# Cpl Chris Shallow - Canadian Special Operations Regiment



## backcountrybase (Mar 6, 2012)

We lost a good operator back in January to cancer.
Chris was one of the originals from our first course.
He always went hard. It's time to let it hang now Chris.

Rest in peace bro.






SHALLOW, Christopher

(Corporal, Canadian Special Operations Regiment)
It is with heavy and sad hearts that we announce the passing of our beloved son Christopher, at the tender young age of 29 on January 25, 2012. Devoted son to Edward and Gail, Chris left this world wrapped in his parents loving arms at 11:30 a.m. after a courageous and valiant 2 year battle with cancer. He will be proudly remembered by brothers Jason and Daniel, and sisters Melanie and Rebecca. He was loved in life and will be dearly missed by his uncles, aunts, cousins, nephew, and his very wide circle of military and civilian friends. After graduation from Colonel By, Chris took up several odd jobs before entering the Canadian Forces. He joined the Royal Canadian Regiment in 2005 and quickly set his sights on the Canadian Special Operations Force.

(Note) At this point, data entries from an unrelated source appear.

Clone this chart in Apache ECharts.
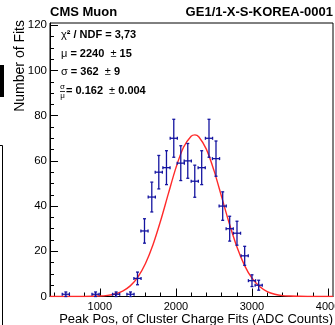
<!DOCTYPE html>
<html>
<head>
<meta charset="utf-8">
<script src="https://cdn.jsdelivr.net/npm/echarts@6/dist/echarts.min.js"></script>
<style>
html, body { margin: 0; padding: 0; background: #fff; }
#main { width: 335px; height: 325px; }
</style>
</head>
<body>
<div id="main"></div>
<script>
// bin centres (ADC counts), entries and their errors
var binX = [553, 944, 1214, 1403, 1495, 1587, 1683, 1775, 1876, 1972, 2064, 2156, 2248, 2339, 2435, 2527, 2615, 2707, 2803, 2904, 3000, 3088];
var binY = [1, 1, 1, 1, 8, 29, 44, 55, 57, 70, 59, 60, 51, 57, 70, 61, 40, 30, 28, 18, 7, 5];
var binErr = [1, 1, 1, 1, 2.8, 5.4, 6.6, 7.4, 7.5, 8.4, 7.7, 7.7, 7.1, 7.5, 8.4, 7.8, 6.3, 5.5, 5.3, 4.2, 2.6, 2.2];
var binHalf = 47;

// gaussian fit
var fitX = [345, 600, 800, 1000, 1100, 1200, 1300, 1400, 1500, 1600, 1700, 1800, 1900, 2000, 2100, 2200, 2250, 2300, 2400, 2500, 2600, 2700, 2800, 2900, 3000, 3100, 3200, 3300, 3400, 3500, 3600, 3800, 4065];
var fitY = [0, 0, 0, 0.2, 0.5, 1.1, 2.4, 4.7, 8.6, 14.6, 23, 33.6, 45.4, 56.9, 66, 70.9, 71.5, 70.7, 65.2, 55.8, 44.2, 32.5, 22.1, 13.9, 8.1, 4.4, 2.2, 1, 0.4, 0.2, 0.1, 0, 0];

// axis ticks
var xMajor = [1000, 2000, 3000, 4000];
var xMinor = [400, 600, 800, 1200, 1400, 1600, 1800, 2200, 2400, 2600, 2800, 3200, 3400, 3600, 3800];
var yMajor = [0, 20, 40, 60, 80, 100, 120];
var yMinor = [5, 10, 15, 25, 30, 35, 45, 50, 55, 65, 70, 75, 85, 90, 95, 105, 110, 115];

var font = "'Liberation Sans', Arial, Helvetica, sans-serif";
var blue = '#1414a0';

var points = binX.map(function (x, i) { return [x, binY[i], binErr[i]]; });
var curve = fitX.map(function (x, i) { return [x, fitY[i]]; });

var myChart = echarts.init(document.getElementById('main'), null, { renderer: 'canvas' });

function axisPair(dim, vmin, vmax, major, minor, pos, labelSize) {
    var common = { type: 'value', min: vmin, max: vmax, position: pos, gridIndex: 0, splitLine: { show: false } };
    return [
        Object.assign({}, common, {
            axisLine: { show: true, lineStyle: { color: '#000', width: 1 } },
            axisTick: { show: true, inside: true, length: 8, customValues: major, lineStyle: { color: '#000' } },
            axisLabel: {
                show: true, customValues: major, color: '#000', fontSize: labelSize, fontFamily: font,
                margin: dim == 'x' ? 5 : 3,
                formatter: function (v) { return String(v); }
            }
        }),
        Object.assign({}, common, {
            axisLine: { show: false },
            axisTick: { show: true, inside: true, length: 4, customValues: minor, lineStyle: { color: '#000' } },
            axisLabel: { show: false }
        })
    ];
}

var option = {
    animation: false,
    backgroundColor: '#fff',
    grid: {
        left: 50, top: 23, width: 283, height: 273.5,
        containLabel: false, outerBoundsMode: 'none',
        show: true, borderColor: '#000', borderWidth: 1, backgroundColor: 'transparent'
    },
    xAxis: axisPair('x', 345, 4065, xMajor, xMinor, 'bottom', 11),
    yAxis: axisPair('y', 0, 121, yMajor, yMinor, 'left', 11.5),
    series: [
        {
            type: 'line',
            data: curve,
            smooth: 0.3,
            symbol: 'none',
            lineStyle: { color: '#ff2a2a', width: 1.4 },
            z: 2
        },
        {
            type: 'custom',
            data: points,
            z: 3,
            renderItem: function (params, api) {
                var x = api.value(0), y = api.value(1), e = api.value(2);
                var c = api.coord([x, y]);
                var l = api.coord([x - binHalf, y]);
                var r = api.coord([x + binHalf, y]);
                var t = api.coord([x, y + e]);
                var b = api.coord([x, Math.max(y - e, 0)]);
                var st = { stroke: blue, lineWidth: 1.3 };
                var cap = 1.5;
                return {
                    type: 'group',
                    children: [
                        { type: 'line', shape: { x1: l[0], y1: c[1], x2: r[0], y2: c[1] }, style: st },
                        { type: 'line', shape: { x1: c[0], y1: t[1], x2: c[0], y2: b[1] }, style: st },
                        { type: 'line', shape: { x1: l[0], y1: c[1] - cap, x2: l[0], y2: c[1] + cap }, style: st },
                        { type: 'line', shape: { x1: r[0], y1: c[1] - cap, x2: r[0], y2: c[1] + cap }, style: st },
                        { type: 'line', shape: { x1: c[0] - cap, y1: t[1], x2: c[0] + cap, y2: t[1] }, style: st },
                        { type: 'line', shape: { x1: c[0] - cap, y1: b[1], x2: c[0] + cap, y2: b[1] }, style: st }
                    ]
                };
            }
        }
    ],
    graphic: [
        // piece of the neighbouring figure on the left edge
        { type: 'rect', shape: { x: 0, y: 65, width: 4, height: 32 }, style: { fill: '#000' } },
        { type: 'polyline', shape: { points: [[0, 145.5], [2.5, 145.5], [2.5, 325]] }, style: { stroke: '#000', lineWidth: 1, fill: null } },

        { type: 'text', x: 50, y: 12, style: { text: 'CMS Muon', font: 'bold 13px ' + font, fill: '#000', verticalAlign: 'middle' } },
        { type: 'text', x: 333, y: 12, style: { text: 'GE1/1-X-S-KOREA-0001', font: 'bold 13px ' + font, fill: '#000', align: 'right', verticalAlign: 'middle' } },

        { type: 'text', x: 333, y: 319, style: { text: 'Peak Pos, of Cluster Charge Fits (ADC Counts)', font: '13px ' + font, fill: '#000', align: 'right', verticalAlign: 'middle' } },
        { type: 'text', x: 20, y: 20, rotation: Math.PI / 2, style: { text: 'Number of Fits', font: '14px ' + font, fill: '#000', align: 'right', verticalAlign: 'middle' } },

        // fit results
        { type: 'text', x: 61, y: 35, style: { text: '{g|χ}{b|² / NDF = 3,73}', verticalAlign: 'middle', rich: {
            g: { fontFamily: font, fontSize: 11, color: '#000' },
            b: { fontFamily: font, fontSize: 11, fontWeight: 'bold', color: '#000' } } } },
        { type: 'text', x: 61, y: 53.5, style: { text: '{g|μ}{b| = 2240 }{g| ± }{b|15}', verticalAlign: 'middle', rich: {
            g: { fontFamily: font, fontSize: 11, color: '#000' },
            b: { fontFamily: font, fontSize: 11, fontWeight: 'bold', color: '#000' } } } },
        { type: 'text', x: 61, y: 72, style: { text: '{g|σ}{b| = 362 }{g| ± }{b|9}', verticalAlign: 'middle', rich: {
            g: { fontFamily: font, fontSize: 11, color: '#000' },
            b: { fontFamily: font, fontSize: 11, fontWeight: 'bold', color: '#000' } } } },
        { type: 'text', x: 62.5, y: 87, style: { text: 'σ', font: '8px ' + font, fill: '#000', align: 'center', verticalAlign: 'middle' } },
        { type: 'line', shape: { x1: 60, y1: 91.5, x2: 65, y2: 91.5 }, style: { stroke: '#000', lineWidth: 0.8 } },
        { type: 'text', x: 62.5, y: 95.5, style: { text: 'μ', font: '8px ' + font, fill: '#000', align: 'center', verticalAlign: 'middle' } },
        { type: 'text', x: 66, y: 91, style: { text: '{b|= 0.162 }{g| ± }{b|0.004}', verticalAlign: 'middle', rich: {
            g: { fontFamily: font, fontSize: 11, color: '#000' },
            b: { fontFamily: font, fontSize: 11, fontWeight: 'bold', color: '#000' } } } }
    ]
};

myChart.setOption(option);
</script>
</body>
</html>
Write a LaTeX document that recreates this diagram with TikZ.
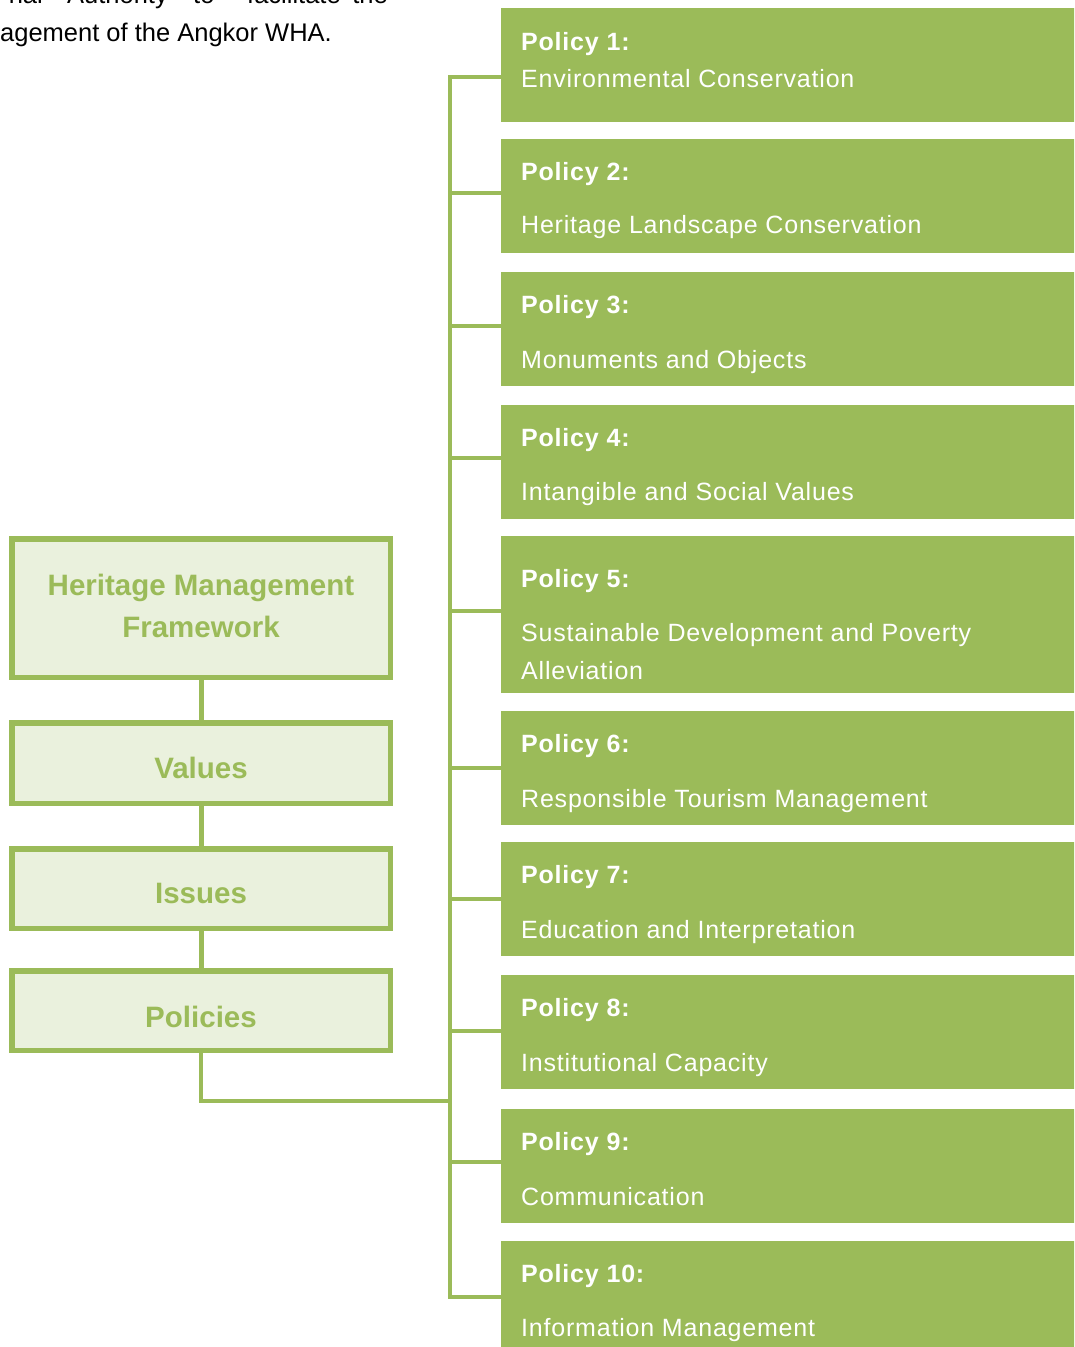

He applied and was selected into the Canadian Special Operations Regiment in 2006. He subsequently served two tours of duty in Afghanistan as a Special Operator. Chris was accomplished as a soldier, an incredible human being, and an inspiration to us all. God's newest angel in heaven will always be our hero on earth. Memories of Chris' virtues and qualities will be cherished by all, and we trust his spirit will engulf us in love for years to come. The family would like to extend their sincerest thanks to the 5th floor staff at the Ottawa General Hospital and the Elisabeth Bruyere Continuing Care Centre for their dedicated and tireless kindness, as well as the numerous support arms of the Canadian Military. Family will receive condolences on Friday, February 3, 2012 from 10:00 am until Service time at 12:30 pm in the Sacred Space of the Beechwood National Memorial Centre, 280 Beechwood Avenue, Ottawa, followed by interment in The National Cemetery of Canada Section of Beechwood Cemetery. In lieu of flowers, memorial donations to the Canadian Cancer Society would be appreciated.


----------



## TB1077 (Mar 6, 2012)

RIP.  F cancer!


----------



## Crusader74 (Mar 6, 2012)

RIP Cpl Shallow..


----------



## RackMaster (Mar 6, 2012)

RIP.


----------



## x SF med (Mar 6, 2012)

Blue skies CPL Shallow, rest easy your tour is done.


----------



## CDG (Mar 6, 2012)

RIP Cpl Shallow.


----------



## Red Flag 1 (Mar 6, 2012)

Rest In God's Peace Warrior.


----------



## LimaOscarSierraTango (Mar 7, 2012)

Sorry to hear about your loss BCB.


----------



## tova (Mar 7, 2012)

RIP, Godspeed, PBS....


----------



## Gypsy (Mar 7, 2012)

Rest in Peace.


----------



## KBAR-04 (Mar 7, 2012)

RIP, worked with the Canadian SOF guys in Afghanistan, great operators.


----------



## elle (Mar 8, 2012)

backcountrybase said:


> God's newest angel in heaven will always be our hero on earth.


 
Truer words...

Rest In Peace


----------



## ManBearPig (Mar 8, 2012)

RIP


----------